**AIM**
Word for word, quote all of the material, omitting the pictures.

**DATA EXTRACT**
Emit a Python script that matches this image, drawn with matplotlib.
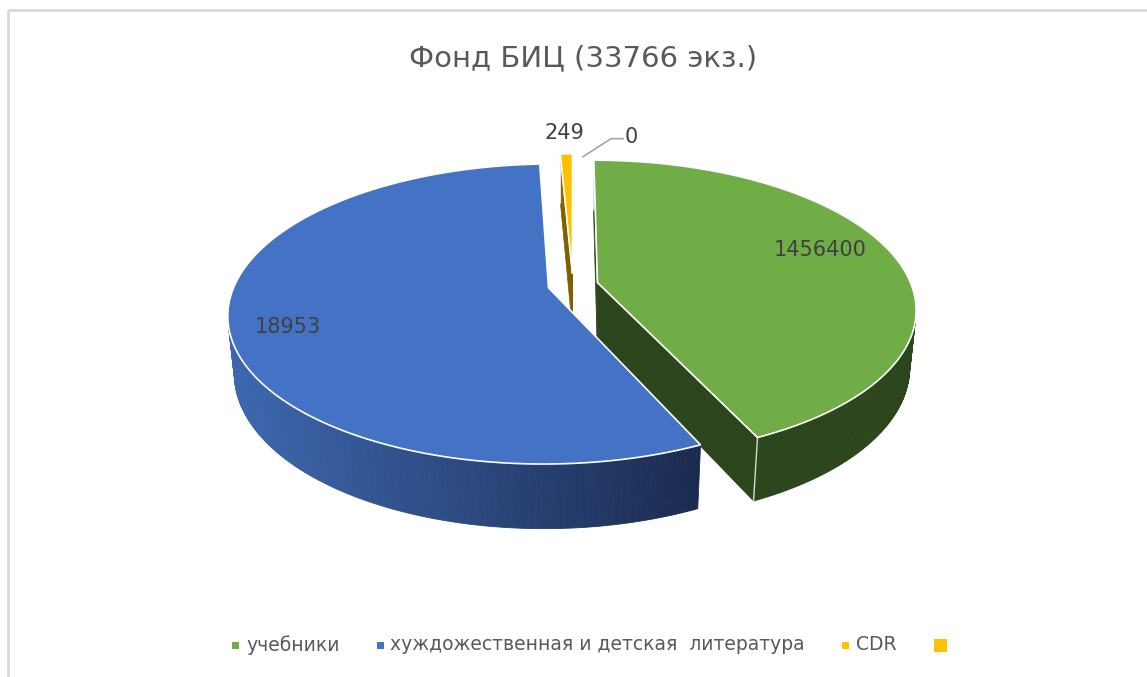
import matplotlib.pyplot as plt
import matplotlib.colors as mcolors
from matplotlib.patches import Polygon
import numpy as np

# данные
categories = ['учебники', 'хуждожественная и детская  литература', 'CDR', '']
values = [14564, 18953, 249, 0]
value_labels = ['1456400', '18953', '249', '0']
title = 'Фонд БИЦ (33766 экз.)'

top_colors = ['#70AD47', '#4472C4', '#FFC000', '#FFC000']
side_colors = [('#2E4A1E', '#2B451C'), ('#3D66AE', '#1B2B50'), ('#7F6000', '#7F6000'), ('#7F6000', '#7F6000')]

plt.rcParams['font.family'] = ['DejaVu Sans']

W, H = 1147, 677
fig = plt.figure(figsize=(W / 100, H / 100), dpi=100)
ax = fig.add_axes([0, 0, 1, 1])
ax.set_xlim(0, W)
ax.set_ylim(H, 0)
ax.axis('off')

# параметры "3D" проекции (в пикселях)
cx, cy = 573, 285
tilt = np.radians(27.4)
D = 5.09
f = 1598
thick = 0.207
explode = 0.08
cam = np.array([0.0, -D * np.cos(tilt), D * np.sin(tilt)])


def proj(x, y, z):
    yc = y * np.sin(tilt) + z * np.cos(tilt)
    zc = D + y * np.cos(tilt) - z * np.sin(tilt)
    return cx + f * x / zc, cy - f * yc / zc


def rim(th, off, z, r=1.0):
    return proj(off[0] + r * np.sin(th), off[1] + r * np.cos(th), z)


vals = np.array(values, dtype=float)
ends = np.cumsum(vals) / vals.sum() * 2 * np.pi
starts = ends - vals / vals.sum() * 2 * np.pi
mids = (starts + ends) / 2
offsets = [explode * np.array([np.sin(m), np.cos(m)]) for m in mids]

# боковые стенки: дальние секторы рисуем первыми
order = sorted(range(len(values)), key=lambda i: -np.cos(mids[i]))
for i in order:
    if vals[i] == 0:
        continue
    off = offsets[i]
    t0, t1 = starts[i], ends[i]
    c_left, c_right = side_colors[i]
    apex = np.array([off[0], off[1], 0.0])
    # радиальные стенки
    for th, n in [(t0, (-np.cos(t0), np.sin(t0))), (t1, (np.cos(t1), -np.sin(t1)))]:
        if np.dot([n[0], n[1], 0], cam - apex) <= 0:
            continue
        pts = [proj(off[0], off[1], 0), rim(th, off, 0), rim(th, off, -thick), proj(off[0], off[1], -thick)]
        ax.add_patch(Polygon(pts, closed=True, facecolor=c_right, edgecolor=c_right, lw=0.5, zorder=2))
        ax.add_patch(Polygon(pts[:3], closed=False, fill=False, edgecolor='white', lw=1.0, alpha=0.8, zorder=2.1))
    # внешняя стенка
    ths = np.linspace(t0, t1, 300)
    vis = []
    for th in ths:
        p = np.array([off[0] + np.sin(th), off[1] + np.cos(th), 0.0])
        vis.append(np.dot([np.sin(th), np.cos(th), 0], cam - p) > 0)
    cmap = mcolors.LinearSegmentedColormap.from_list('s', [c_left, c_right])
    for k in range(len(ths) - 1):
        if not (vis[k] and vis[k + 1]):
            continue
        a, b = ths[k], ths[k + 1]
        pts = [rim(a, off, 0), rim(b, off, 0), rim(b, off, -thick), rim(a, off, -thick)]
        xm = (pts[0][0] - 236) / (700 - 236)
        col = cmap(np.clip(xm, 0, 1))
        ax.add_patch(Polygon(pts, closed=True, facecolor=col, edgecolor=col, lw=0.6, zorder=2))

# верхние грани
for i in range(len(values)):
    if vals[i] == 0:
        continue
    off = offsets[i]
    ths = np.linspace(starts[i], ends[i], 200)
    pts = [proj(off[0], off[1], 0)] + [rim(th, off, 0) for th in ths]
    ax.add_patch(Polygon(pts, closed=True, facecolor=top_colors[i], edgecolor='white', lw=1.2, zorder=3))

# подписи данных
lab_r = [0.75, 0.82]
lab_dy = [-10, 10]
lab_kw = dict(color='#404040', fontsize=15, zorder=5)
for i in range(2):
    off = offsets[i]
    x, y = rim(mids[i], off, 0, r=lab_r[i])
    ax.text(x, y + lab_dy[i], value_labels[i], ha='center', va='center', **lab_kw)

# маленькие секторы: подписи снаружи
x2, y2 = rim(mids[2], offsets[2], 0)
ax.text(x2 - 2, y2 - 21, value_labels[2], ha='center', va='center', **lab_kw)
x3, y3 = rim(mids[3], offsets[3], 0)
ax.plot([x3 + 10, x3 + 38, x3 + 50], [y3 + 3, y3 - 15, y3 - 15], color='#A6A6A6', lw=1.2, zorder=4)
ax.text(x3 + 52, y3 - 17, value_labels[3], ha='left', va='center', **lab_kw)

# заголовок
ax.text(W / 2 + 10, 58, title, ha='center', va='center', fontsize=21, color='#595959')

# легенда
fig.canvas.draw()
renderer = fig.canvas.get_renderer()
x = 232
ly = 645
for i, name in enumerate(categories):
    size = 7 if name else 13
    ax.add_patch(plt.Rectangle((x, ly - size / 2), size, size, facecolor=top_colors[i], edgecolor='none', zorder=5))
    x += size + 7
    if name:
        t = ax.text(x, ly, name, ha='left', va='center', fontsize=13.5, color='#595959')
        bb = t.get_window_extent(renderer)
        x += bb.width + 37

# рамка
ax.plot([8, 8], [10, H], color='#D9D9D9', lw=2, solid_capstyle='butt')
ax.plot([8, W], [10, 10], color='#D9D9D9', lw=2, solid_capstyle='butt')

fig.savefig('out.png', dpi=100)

**TASK RESULT**
Emit a Python script that matches this image, drawn with matplotlib.
import matplotlib.pyplot as plt
import matplotlib.colors as mcolors
from matplotlib.patches import Polygon
import numpy as np

# данные
categories = ['учебники', 'хуждожественная и детская  литература', 'CDR', '']
values = [14564, 18953, 249, 0]
value_labels = ['1456400', '18953', '249', '0']
title = 'Фонд БИЦ (33766 экз.)'

top_colors = ['#70AD47', '#4472C4', '#FFC000', '#FFC000']
side_colors = [('#2E4A1E', '#2B451C'), ('#3D66AE', '#1B2B50'), ('#7F6000', '#7F6000'), ('#7F6000', '#7F6000')]

plt.rcParams['font.family'] = ['DejaVu Sans']

W, H = 1147, 677
fig = plt.figure(figsize=(W / 100, H / 100), dpi=100)
ax = fig.add_axes([0, 0, 1, 1])
ax.set_xlim(0, W)
ax.set_ylim(H, 0)
ax.axis('off')

# параметры "3D" проекции (в пикселях)
cx, cy = 573, 285
tilt = np.radians(27.4)
D = 5.09
f = 1598
thick = 0.207
explode = 0.08
cam = np.array([0.0, -D * np.cos(tilt), D * np.sin(tilt)])


def proj(x, y, z):
    yc = y * np.sin(tilt) + z * np.cos(tilt)
    zc = D + y * np.cos(tilt) - z * np.sin(tilt)
    return cx + f * x / zc, cy - f * yc / zc


def rim(th, off, z, r=1.0):
    return proj(off[0] + r * np.sin(th), off[1] + r * np.cos(th), z)


vals = np.array(values, dtype=float)
ends = np.cumsum(vals) / vals.sum() * 2 * np.pi
starts = ends - vals / vals.sum() * 2 * np.pi
mids = (starts + ends) / 2
offsets = [explode * np.array([np.sin(m), np.cos(m)]) for m in mids]

# боковые стенки: дальние секторы рисуем первыми
order = sorted(range(len(values)), key=lambda i: -np.cos(mids[i]))
for i in order:
    if vals[i] == 0:
        continue
    off = offsets[i]
    t0, t1 = starts[i], ends[i]
    c_left, c_right = side_colors[i]
    apex = np.array([off[0], off[1], 0.0])
    # радиальные стенки
    for th, n in [(t0, (-np.cos(t0), np.sin(t0))), (t1, (np.cos(t1), -np.sin(t1)))]:
        if np.dot([n[0], n[1], 0], cam - apex) <= 0:
            continue
        pts = [proj(off[0], off[1], 0), rim(th, off, 0), rim(th, off, -thick), proj(off[0], off[1], -thick)]
        ax.add_patch(Polygon(pts, closed=True, facecolor=c_right, edgecolor=c_right, lw=0.5, zorder=2))
        ax.add_patch(Polygon(pts[:3], closed=False, fill=False, edgecolor='white', lw=1.0, alpha=0.8, zorder=2.1))
    # внешняя стенка
    ths = np.linspace(t0, t1, 300)
    vis = []
    for th in ths:
        p = np.array([off[0] + np.sin(th), off[1] + np.cos(th), 0.0])
        vis.append(np.dot([np.sin(th), np.cos(th), 0], cam - p) > 0)
    cmap = mcolors.LinearSegmentedColormap.from_list('s', [c_left, c_right])
    for k in range(len(ths) - 1):
        if not (vis[k] and vis[k + 1]):
            continue
        a, b = ths[k], ths[k + 1]
        pts = [rim(a, off, 0), rim(b, off, 0), rim(b, off, -thick), rim(a, off, -thick)]
        xm = (pts[0][0] - 236) / (700 - 236)
        col = cmap(np.clip(xm, 0, 1))
        ax.add_patch(Polygon(pts, closed=True, facecolor=col, edgecolor=col, lw=0.6, zorder=2))

# верхние грани
for i in range(len(values)):
    if vals[i] == 0:
        continue
    off = offsets[i]
    ths = np.linspace(starts[i], ends[i], 200)
    pts = [proj(off[0], off[1], 0)] + [rim(th, off, 0) for th in ths]
    ax.add_patch(Polygon(pts, closed=True, facecolor=top_colors[i], edgecolor='white', lw=1.2, zorder=3))

# подписи данных
lab_r = [0.75, 0.82]
lab_dy = [-10, 10]
lab_kw = dict(color='#404040', fontsize=15, zorder=5)
for i in range(2):
    off = offsets[i]
    x, y = rim(mids[i], off, 0, r=lab_r[i])
    ax.text(x, y + lab_dy[i], value_labels[i], ha='center', va='center', **lab_kw)

# маленькие секторы: подписи снаружи
x2, y2 = rim(mids[2], offsets[2], 0)
ax.text(x2 - 2, y2 - 21, value_labels[2], ha='center', va='center', **lab_kw)
x3, y3 = rim(mids[3], offsets[3], 0)
ax.plot([x3 + 10, x3 + 38, x3 + 50], [y3 + 3, y3 - 15, y3 - 15], color='#A6A6A6', lw=1.2, zorder=4)
ax.text(x3 + 52, y3 - 17, value_labels[3], ha='left', va='center', **lab_kw)

# заголовок
ax.text(W / 2 + 10, 58, title, ha='center', va='center', fontsize=21, color='#595959')

# легенда
fig.canvas.draw()
renderer = fig.canvas.get_renderer()
x = 232
ly = 645
for i, name in enumerate(categories):
    size = 7 if name else 13
    ax.add_patch(plt.Rectangle((x, ly - size / 2), size, size, facecolor=top_colors[i], edgecolor='none', zorder=5))
    x += size + 7
    if name:
        t = ax.text(x, ly, name, ha='left', va='center', fontsize=13.5, color='#595959')
        bb = t.get_window_extent(renderer)
        x += bb.width + 37

# рамка
ax.plot([8, 8], [10, H], color='#D9D9D9', lw=2, solid_capstyle='butt')
ax.plot([8, W], [10, 10], color='#D9D9D9', lw=2, solid_capstyle='butt')

fig.savefig('out.png', dpi=100)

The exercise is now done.